Mixed-Parallel Heterogenous Partitioning

Mixed Parallel Heterogeneous Partitioning

PI’s: Dirk Grunwald and Jeremy Siek
Students: Joseph Blomsted
Many complex applications contain mixed parallel behavior that can be expressed as a combination of task, data, and pipeline parallelism. To achieve the best performance, these applications must be carefully mapped to each target platform; the capabilities of the target system greatly influence the ratio of mixed-parallel behavior that should be exploited. Heterogeneous systems also require additional decisions concerning how code is scheduled across the available devices, as well as balancing the interdependence between device scheduling and parallelization strategy selection.

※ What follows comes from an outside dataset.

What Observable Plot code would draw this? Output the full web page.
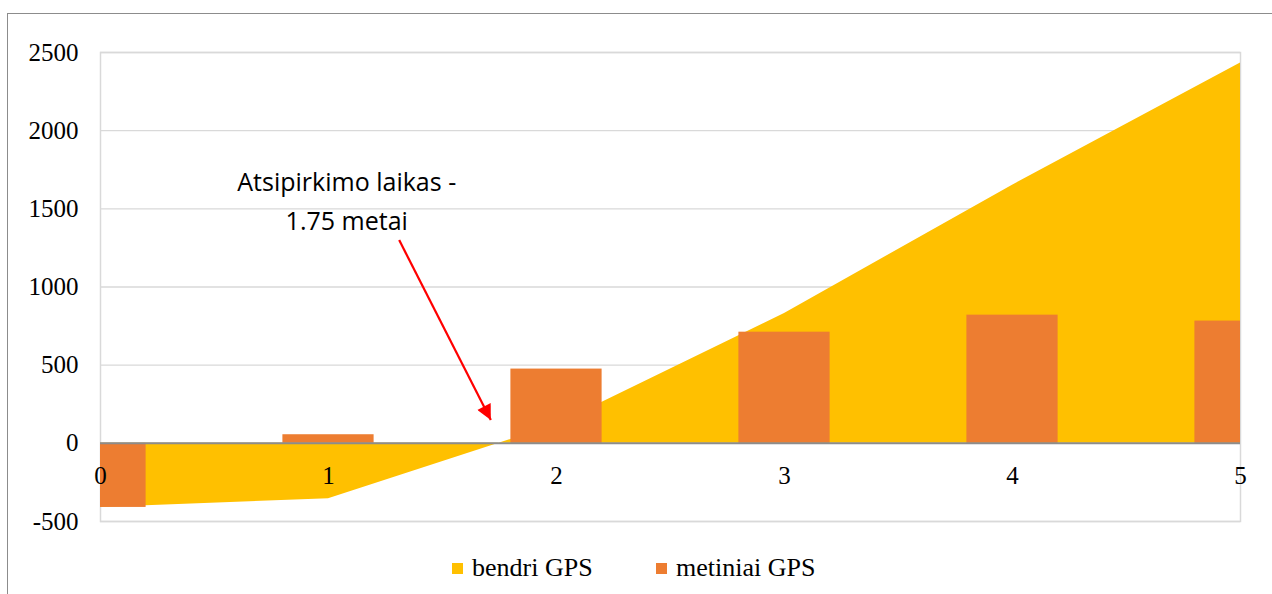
<!DOCTYPE html>
<html>
<head>
<meta charset="utf-8">
<script src="https://cdn.jsdelivr.net/npm/d3@7"></script>
<script src="https://cdn.jsdelivr.net/npm/@observablehq/plot@0.6"></script>
<style>
  html, body { margin: 0; padding: 0; background: #fff; }
  body { width: 1272px; height: 594px; overflow: hidden; position: relative; }
  #frame { position: absolute; left: 7px; top: 13px; width: 1300px; height: 700px;
           border-left: 1px solid #8c8c8c; border-top: 1px solid #8c8c8c; }
  #chart { position: absolute; left: 0; top: 0; }
  #legend { position: absolute; left: 0; top: 550px; width: 1272px; height: 36px;
            font-family: "Liberation Serif", "Times New Roman", serif; font-size: 26px; color: #000; }
  .item { position: absolute; top: 0; display: flex; align-items: center; height: 36px; }
  .sw { width: 11px; height: 11px; margin-right: 9px; }
</style>
</head>
<body>
<div id="frame"></div>
<div id="chart"></div>
<div id="legend"></div>
<script>
// Data
const years = [0, 1, 2, 3, 4, 5];
const annual = [-410, 55, 475, 711, 820, 782];           // metiniai GPS
const cumulative = [-410, -355, 120, 831, 1651, 2433];   // bendri GPS
const yTicks = [-500, 0, 500, 1000, 1500, 2000, 2500];
const seriesNames = ["bendri GPS", "metiniai GPS"];
const seriesColors = ["#FFC000", "#ED7D31"];
const annotationLines = ["Atsipirkimo laikas -", "1.75 metai"];
const annotationTextPos = [{x: 1.08, y: 1667}, {x: 1.08, y: 1417}];
const arrowFrom = {x: 1.31, y: 1300};
const arrowTo = {x: 1.712, y: 150};
const barHalfWidth = 0.2;

const cumData = years.map((x, i) => ({x, y: cumulative[i]}));
const barData = years.map((x, i) => ({x, y: annual[i]}));
const annData = annotationLines.map((t, i) => ({...annotationTextPos[i], t}));

const plot = Plot.plot({
  width: 1272,
  height: 540,
  marginLeft: 100,
  marginRight: 32,
  marginTop: 52,
  marginBottom: 19,
  style: {background: "transparent", overflow: "visible"},
  x: {domain: [0, 5], axis: null},
  y: {domain: [-500, 2500]},
  marks: [
    Plot.gridY(yTicks, {stroke: "#d9d9d9", strokeOpacity: 1, strokeWidth: 1.3}),
    Plot.frame({stroke: "#d9d9d9", strokeWidth: 1.5}),
    Plot.areaY(cumData, {x: "x", y: "y", fill: seriesColors[0]}),
    Plot.rectY(barData, {x1: d => d.x - barHalfWidth, x2: d => d.x + barHalfWidth, y: "y", fill: seriesColors[1], clip: true}),
    Plot.ruleY([0], {stroke: "#8c8c8c", strokeWidth: 2}),
    Plot.axisY(yTicks, {tickSize: 0, tickPadding: 22, tickFormat: d => String(d),
      fontSize: 25, fontFamily: "Liberation Serif, Times New Roman, serif", fill: "#000", label: null}),
    Plot.text(years, {x: d => d, y: 0, dy: 33, text: d => String(d), fontSize: 25,
      fontFamily: "Liberation Serif, Times New Roman, serif", fill: "#000"}),
    Plot.text(annData, {x: "x", y: "y", text: "t", fontSize: 25, fontFamily: "Open Sans, sans-serif", fill: "#000"}),
    Plot.link([{x1: arrowFrom.x, y1: arrowFrom.y, x2: arrowTo.x, y2: arrowTo.y}],
      {x1: "x1", y1: "y1", x2: "x2", y2: "y2", stroke: "#ff0000", strokeWidth: 2.2, className: "ann-arrow"})
  ]
});
document.getElementById("chart").appendChild(plot);

// Filled arrowhead marker for the annotation arrow
const svg = d3.select(plot);
const defs = svg.insert("defs", ":first-child");
defs.append("marker")
  .attr("id", "ann-head")
  .attr("viewBox", "0 0 10 10")
  .attr("refX", 10).attr("refY", 5)
  .attr("markerUnits", "userSpaceOnUse")
  .attr("markerWidth", 17).attr("markerHeight", 15)
  .attr("orient", "auto")
  .append("path").attr("d", "M0,0L10,5L0,10Z").attr("fill", "#ff0000");
svg.selectAll(".ann-arrow path, path.ann-arrow").attr("marker-end", "url(#ann-head)");

// Legend
const legend = document.getElementById("legend");
const lefts = [452, 656];
seriesNames.forEach((n, i) => {
  const it = document.createElement("div");
  it.className = "item";
  it.style.left = lefts[i] + "px";
  const sw = document.createElement("div");
  sw.className = "sw";
  sw.style.background = seriesColors[i];
  const tx = document.createElement("span");
  tx.textContent = n;
  it.appendChild(sw); it.appendChild(tx);
  legend.appendChild(it);
});
</script>
</body>
</html>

Conceptually, the program decomposition process occurs in three high-level phases. This holds true whether the decomposition is performed manually by a programmer or automatically through a parallel computing framework or compiler.  First, code regions must be identified that have the appropriate granularity and execution characteristics to benefit from parallel execution. Then, a parallelization strategy (none, task, data, or pipeline) must be selected for each code region or group of related regions. Finally, the code regions must be converted into parallel code and scheduled to the available resources, either as static threads or entities within a parallel runtime system. This is often a challenging task because the appropriate parallelization strategy, granularity, and degree of nested parallelism for a region of code depends on the capabilities of the target system. The challenge is increased for heterogeneous parallel systems, which augment general-purpose computers with GPUs and other accelerators. These systems necessitate the additional task of scheduling regions across the different devices, and further complicate the parallelization strategy and granularity decisions
that are influenced by this schedule.
The Mixed-Parallel Heterogeneous Partitioning (MPHP) project  is building a new program decomposition and scheduling algorithm that partitions a program into appropriately sized regions that are scheduled across the available resources using a mix of the three parallelization strategies. Unlike existing techniques, the presented algorithm does not evaluate the different parallelization strategies in a fixed order, but treats all three strategies equally.  Furthermore, the system addresses the interdependence between device scheduling and strategy selection, reducing both decisions to a common problem that allows both issues to be explored simultaneously.